* **DESCRIPTION OF THE TASK**: Can you print the data exactly and leave out each image?

.....

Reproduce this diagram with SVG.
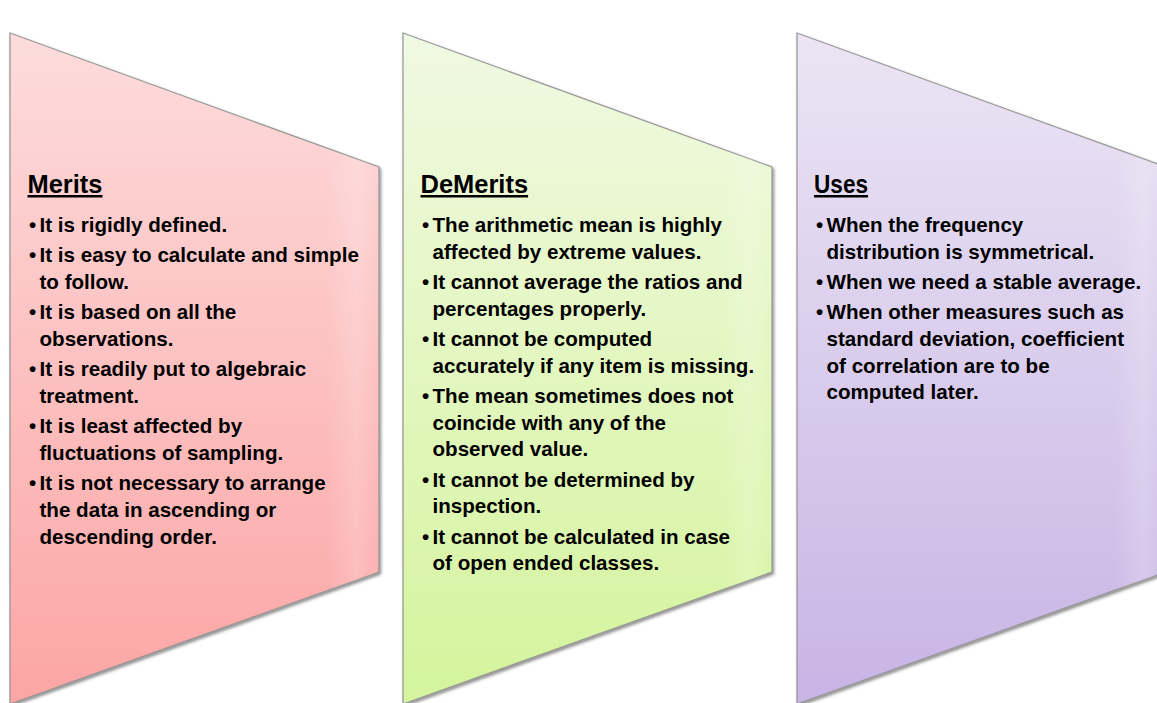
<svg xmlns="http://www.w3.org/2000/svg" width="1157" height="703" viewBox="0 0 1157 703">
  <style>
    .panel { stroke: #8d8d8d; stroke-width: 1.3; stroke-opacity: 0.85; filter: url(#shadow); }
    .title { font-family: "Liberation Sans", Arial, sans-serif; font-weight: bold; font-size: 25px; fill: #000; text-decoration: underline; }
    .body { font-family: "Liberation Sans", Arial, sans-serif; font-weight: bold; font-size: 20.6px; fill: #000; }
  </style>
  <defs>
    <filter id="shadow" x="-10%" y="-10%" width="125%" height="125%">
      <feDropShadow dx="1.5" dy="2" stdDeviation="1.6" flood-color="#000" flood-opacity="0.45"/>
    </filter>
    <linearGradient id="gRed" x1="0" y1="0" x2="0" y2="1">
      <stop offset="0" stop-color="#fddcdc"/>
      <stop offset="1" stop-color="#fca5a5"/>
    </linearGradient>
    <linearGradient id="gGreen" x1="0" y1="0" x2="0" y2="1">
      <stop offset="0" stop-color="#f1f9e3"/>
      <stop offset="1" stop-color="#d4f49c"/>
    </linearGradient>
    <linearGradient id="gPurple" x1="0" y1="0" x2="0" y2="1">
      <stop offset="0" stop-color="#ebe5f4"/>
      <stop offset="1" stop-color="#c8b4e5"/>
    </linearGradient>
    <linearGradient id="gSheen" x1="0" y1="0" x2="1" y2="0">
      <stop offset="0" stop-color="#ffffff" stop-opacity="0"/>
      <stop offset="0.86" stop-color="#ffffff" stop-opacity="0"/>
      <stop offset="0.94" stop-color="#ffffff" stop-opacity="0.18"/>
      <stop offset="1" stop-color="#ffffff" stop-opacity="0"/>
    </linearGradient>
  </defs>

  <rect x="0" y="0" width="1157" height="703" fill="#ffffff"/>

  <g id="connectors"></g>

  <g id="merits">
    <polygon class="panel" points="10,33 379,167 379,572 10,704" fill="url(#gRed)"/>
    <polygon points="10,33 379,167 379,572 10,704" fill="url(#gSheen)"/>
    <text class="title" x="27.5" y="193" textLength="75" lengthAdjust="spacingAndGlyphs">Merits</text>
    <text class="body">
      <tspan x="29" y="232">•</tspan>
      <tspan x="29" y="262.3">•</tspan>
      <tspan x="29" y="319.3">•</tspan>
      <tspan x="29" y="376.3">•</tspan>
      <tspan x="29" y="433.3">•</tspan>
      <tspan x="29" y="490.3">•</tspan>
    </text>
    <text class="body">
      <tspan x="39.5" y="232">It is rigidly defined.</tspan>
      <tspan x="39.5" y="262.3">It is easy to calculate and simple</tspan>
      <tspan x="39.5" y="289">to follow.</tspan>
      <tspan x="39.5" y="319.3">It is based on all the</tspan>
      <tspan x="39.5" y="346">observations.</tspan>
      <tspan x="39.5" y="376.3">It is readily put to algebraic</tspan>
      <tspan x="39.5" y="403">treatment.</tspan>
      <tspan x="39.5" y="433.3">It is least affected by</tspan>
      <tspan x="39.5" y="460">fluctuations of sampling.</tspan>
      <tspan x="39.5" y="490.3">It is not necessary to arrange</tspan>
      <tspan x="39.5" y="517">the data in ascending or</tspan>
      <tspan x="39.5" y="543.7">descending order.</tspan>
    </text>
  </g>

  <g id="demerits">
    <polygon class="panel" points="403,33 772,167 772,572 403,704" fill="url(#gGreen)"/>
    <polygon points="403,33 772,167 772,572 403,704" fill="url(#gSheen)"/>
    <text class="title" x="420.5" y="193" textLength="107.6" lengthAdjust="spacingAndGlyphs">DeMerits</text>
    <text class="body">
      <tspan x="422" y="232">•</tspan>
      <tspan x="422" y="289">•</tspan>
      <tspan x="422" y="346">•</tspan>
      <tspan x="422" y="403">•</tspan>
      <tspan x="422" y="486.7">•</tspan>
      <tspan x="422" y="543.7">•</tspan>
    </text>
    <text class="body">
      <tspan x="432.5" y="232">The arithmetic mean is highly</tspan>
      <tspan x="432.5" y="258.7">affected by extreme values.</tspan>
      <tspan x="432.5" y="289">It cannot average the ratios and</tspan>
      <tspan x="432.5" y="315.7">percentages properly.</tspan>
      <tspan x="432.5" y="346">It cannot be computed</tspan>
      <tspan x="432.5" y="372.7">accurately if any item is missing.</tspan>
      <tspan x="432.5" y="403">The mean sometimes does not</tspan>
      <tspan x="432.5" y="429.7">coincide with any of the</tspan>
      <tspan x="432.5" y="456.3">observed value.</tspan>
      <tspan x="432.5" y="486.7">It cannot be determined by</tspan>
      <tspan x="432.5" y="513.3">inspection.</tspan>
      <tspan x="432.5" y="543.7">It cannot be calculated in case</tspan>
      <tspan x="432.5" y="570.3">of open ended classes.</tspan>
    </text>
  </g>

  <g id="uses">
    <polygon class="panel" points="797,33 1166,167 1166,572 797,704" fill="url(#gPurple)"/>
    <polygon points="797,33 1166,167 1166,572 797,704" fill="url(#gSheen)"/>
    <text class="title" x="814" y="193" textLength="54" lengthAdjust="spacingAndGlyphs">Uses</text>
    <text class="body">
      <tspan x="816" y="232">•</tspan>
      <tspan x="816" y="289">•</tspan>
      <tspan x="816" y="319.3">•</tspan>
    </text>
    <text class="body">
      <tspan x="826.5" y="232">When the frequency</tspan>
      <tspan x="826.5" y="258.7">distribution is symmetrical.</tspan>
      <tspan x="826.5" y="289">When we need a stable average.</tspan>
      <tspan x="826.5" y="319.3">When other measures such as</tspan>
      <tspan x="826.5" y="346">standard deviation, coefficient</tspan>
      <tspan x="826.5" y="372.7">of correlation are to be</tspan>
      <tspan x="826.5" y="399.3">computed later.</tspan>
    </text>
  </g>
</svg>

.....

* **EXERCISE RESULT**:
Reproduce this diagram with SVG.
<svg xmlns="http://www.w3.org/2000/svg" width="1157" height="703" viewBox="0 0 1157 703">
  <style>
    .panel { stroke: #8d8d8d; stroke-width: 1.3; stroke-opacity: 0.85; filter: url(#shadow); }
    .title { font-family: "Liberation Sans", Arial, sans-serif; font-weight: bold; font-size: 25px; fill: #000; text-decoration: underline; }
    .body { font-family: "Liberation Sans", Arial, sans-serif; font-weight: bold; font-size: 20.6px; fill: #000; }
  </style>
  <defs>
    <filter id="shadow" x="-10%" y="-10%" width="125%" height="125%">
      <feDropShadow dx="1.5" dy="2" stdDeviation="1.6" flood-color="#000" flood-opacity="0.45"/>
    </filter>
    <linearGradient id="gRed" x1="0" y1="0" x2="0" y2="1">
      <stop offset="0" stop-color="#fddcdc"/>
      <stop offset="1" stop-color="#fca5a5"/>
    </linearGradient>
    <linearGradient id="gGreen" x1="0" y1="0" x2="0" y2="1">
      <stop offset="0" stop-color="#f1f9e3"/>
      <stop offset="1" stop-color="#d4f49c"/>
    </linearGradient>
    <linearGradient id="gPurple" x1="0" y1="0" x2="0" y2="1">
      <stop offset="0" stop-color="#ebe5f4"/>
      <stop offset="1" stop-color="#c8b4e5"/>
    </linearGradient>
    <linearGradient id="gSheen" x1="0" y1="0" x2="1" y2="0">
      <stop offset="0" stop-color="#ffffff" stop-opacity="0"/>
      <stop offset="0.86" stop-color="#ffffff" stop-opacity="0"/>
      <stop offset="0.94" stop-color="#ffffff" stop-opacity="0.18"/>
      <stop offset="1" stop-color="#ffffff" stop-opacity="0"/>
    </linearGradient>
  </defs>

  <rect x="0" y="0" width="1157" height="703" fill="#ffffff"/>

  <g id="connectors"></g>

  <g id="merits">
    <polygon class="panel" points="10,33 379,167 379,572 10,704" fill="url(#gRed)"/>
    <polygon points="10,33 379,167 379,572 10,704" fill="url(#gSheen)"/>
    <text class="title" x="27.5" y="193" textLength="75" lengthAdjust="spacingAndGlyphs">Merits</text>
    <text class="body">
      <tspan x="29" y="232">•</tspan>
      <tspan x="29" y="262.3">•</tspan>
      <tspan x="29" y="319.3">•</tspan>
      <tspan x="29" y="376.3">•</tspan>
      <tspan x="29" y="433.3">•</tspan>
      <tspan x="29" y="490.3">•</tspan>
    </text>
    <text class="body">
      <tspan x="39.5" y="232">It is rigidly defined.</tspan>
      <tspan x="39.5" y="262.3">It is easy to calculate and simple</tspan>
      <tspan x="39.5" y="289">to follow.</tspan>
      <tspan x="39.5" y="319.3">It is based on all the</tspan>
      <tspan x="39.5" y="346">observations.</tspan>
      <tspan x="39.5" y="376.3">It is readily put to algebraic</tspan>
      <tspan x="39.5" y="403">treatment.</tspan>
      <tspan x="39.5" y="433.3">It is least affected by</tspan>
      <tspan x="39.5" y="460">fluctuations of sampling.</tspan>
      <tspan x="39.5" y="490.3">It is not necessary to arrange</tspan>
      <tspan x="39.5" y="517">the data in ascending or</tspan>
      <tspan x="39.5" y="543.7">descending order.</tspan>
    </text>
  </g>

  <g id="demerits">
    <polygon class="panel" points="403,33 772,167 772,572 403,704" fill="url(#gGreen)"/>
    <polygon points="403,33 772,167 772,572 403,704" fill="url(#gSheen)"/>
    <text class="title" x="420.5" y="193" textLength="107.6" lengthAdjust="spacingAndGlyphs">DeMerits</text>
    <text class="body">
      <tspan x="422" y="232">•</tspan>
      <tspan x="422" y="289">•</tspan>
      <tspan x="422" y="346">•</tspan>
      <tspan x="422" y="403">•</tspan>
      <tspan x="422" y="486.7">•</tspan>
      <tspan x="422" y="543.7">•</tspan>
    </text>
    <text class="body">
      <tspan x="432.5" y="232">The arithmetic mean is highly</tspan>
      <tspan x="432.5" y="258.7">affected by extreme values.</tspan>
      <tspan x="432.5" y="289">It cannot average the ratios and</tspan>
      <tspan x="432.5" y="315.7">percentages properly.</tspan>
      <tspan x="432.5" y="346">It cannot be computed</tspan>
      <tspan x="432.5" y="372.7">accurately if any item is missing.</tspan>
      <tspan x="432.5" y="403">The mean sometimes does not</tspan>
      <tspan x="432.5" y="429.7">coincide with any of the</tspan>
      <tspan x="432.5" y="456.3">observed value.</tspan>
      <tspan x="432.5" y="486.7">It cannot be determined by</tspan>
      <tspan x="432.5" y="513.3">inspection.</tspan>
      <tspan x="432.5" y="543.7">It cannot be calculated in case</tspan>
      <tspan x="432.5" y="570.3">of open ended classes.</tspan>
    </text>
  </g>

  <g id="uses">
    <polygon class="panel" points="797,33 1166,167 1166,572 797,704" fill="url(#gPurple)"/>
    <polygon points="797,33 1166,167 1166,572 797,704" fill="url(#gSheen)"/>
    <text class="title" x="814" y="193" textLength="54" lengthAdjust="spacingAndGlyphs">Uses</text>
    <text class="body">
      <tspan x="816" y="232">•</tspan>
      <tspan x="816" y="289">•</tspan>
      <tspan x="816" y="319.3">•</tspan>
    </text>
    <text class="body">
      <tspan x="826.5" y="232">When the frequency</tspan>
      <tspan x="826.5" y="258.7">distribution is symmetrical.</tspan>
      <tspan x="826.5" y="289">When we need a stable average.</tspan>
      <tspan x="826.5" y="319.3">When other measures such as</tspan>
      <tspan x="826.5" y="346">standard deviation, coefficient</tspan>
      <tspan x="826.5" y="372.7">of correlation are to be</tspan>
      <tspan x="826.5" y="399.3">computed later.</tspan>
    </text>
  </g>
</svg>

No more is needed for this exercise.